Monday, January 18, 2021

Poem - To Gabriella at the Donkey Sanctuary - Mary Szybist



All morning I’ve thought of you feeding donkeys in the Spanish sun—Donkey Petra, old and full of cancer. Blind Ruby who, you say, loves carrots and takes a long time to eat them. Silver the beautiful horse with the sunken spine who was ridden too young for too long and then abandoned. And the head-butting goat who turned down your delicious kiwi so afterward you wondered why you hadn’t eaten it.

Here I feed only the unimpressed cats who go out in search of something better. Outside, the solitaires are singing their metallic songs, warning off other birds. Having to come down from the mountain this time of year just to pick at the picked-over trees must craze them a little. I can hear it in their shrill, emphatic notes, a kind of no, no in the undertone.

Gabriela-flown-off-to-save-the-donkeys, it’s three hours past dawn. All I’ve done is read the paper and watch the overcast sky gradually lighten. Breaking news from the West: last night it snowed. A man, drunk, tied a yellow inner-tube to his pickup, whistled to his daughter, and drove in circles, dragging her wildly behind…

I know. But to who else can I write of all the things I should not write? I’m afraid I’ve become one of those childless women who reads too much about the deaths of children. Of the local woman who lured the girl to her house, then cut the baby out of her. Of the mother who threw her children off the bridge, not a half-mile from where I sleep.

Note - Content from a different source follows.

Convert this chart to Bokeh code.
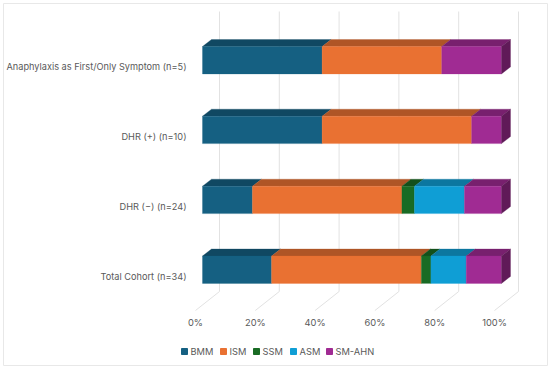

It’s not enough to say the heart wants what it wants. I think of the ravine, the side dark with pines where we lounged through summer days, waiting for something to happen; and of the nights, walking the long way home, the stars so close they seemed to crown us. Once, I asked for your favorite feeling. You said hunger. It felt true then. It was as if we took the bit and bridle from our mouths. From that moment I told myself it was the not yet that I wanted, the moving, the toward—

“Be it done unto me,” we used to say, hoping to be called by the right god. Isn’t that why we liked the story of how every two thousand years, a god descends. Leda’s pitiless swan. Then Gabriel announcing the new god and his kingdom of lambs—and now? What slouches

toward us? I think I see annunciations everywhere: blackbirds fall out of the sky, trees lift their feathery branches, a girl in an out-sized yellow halo speeds toward—

I picture her last moments, the pickup pulling faster, pulling rougher, kicking up its tracks in the slush: she’s nestled into that golden circle, sliding toward the edge of the closed-off field—

I am looking at the postcard of Anunciación, the one you sent from Córdoba in the spring. I taped it to the refrigerator next to the grocery list because I wanted to think of you, and because I liked its promise: a world where a girl has only to say yes and heaven opens. But now all I see is a bright innertube pillowing behind her head. All I see is a girl being crushed inside a halo that does not save her.

This is what it’s like to be alive without you here: some fall out of the world. I fall back into what I was. Days go by when I do nothing but underline the damp edge of myself.

What I want is what I’ve always wanted. What I want is to be changed.

Sometimes I half think I’m still a girl beside you—stretched out in the ravine or slouched in the church pews, looking up at the angel and girl in the colored glass, the ruby and sapphire bits lit up inside them. Our scene. All we did was slip from their halos—

Which is to say, mi corazón, drink up the sunlight you can and stop feeding the good fruit to the goat. Tell me you believe the world is made of more than all its stupid, stubborn, small refusals, that anything, everything is still possible. I wait for word here where the snow is falling, the solitaires are calling, and I am, as always, your M.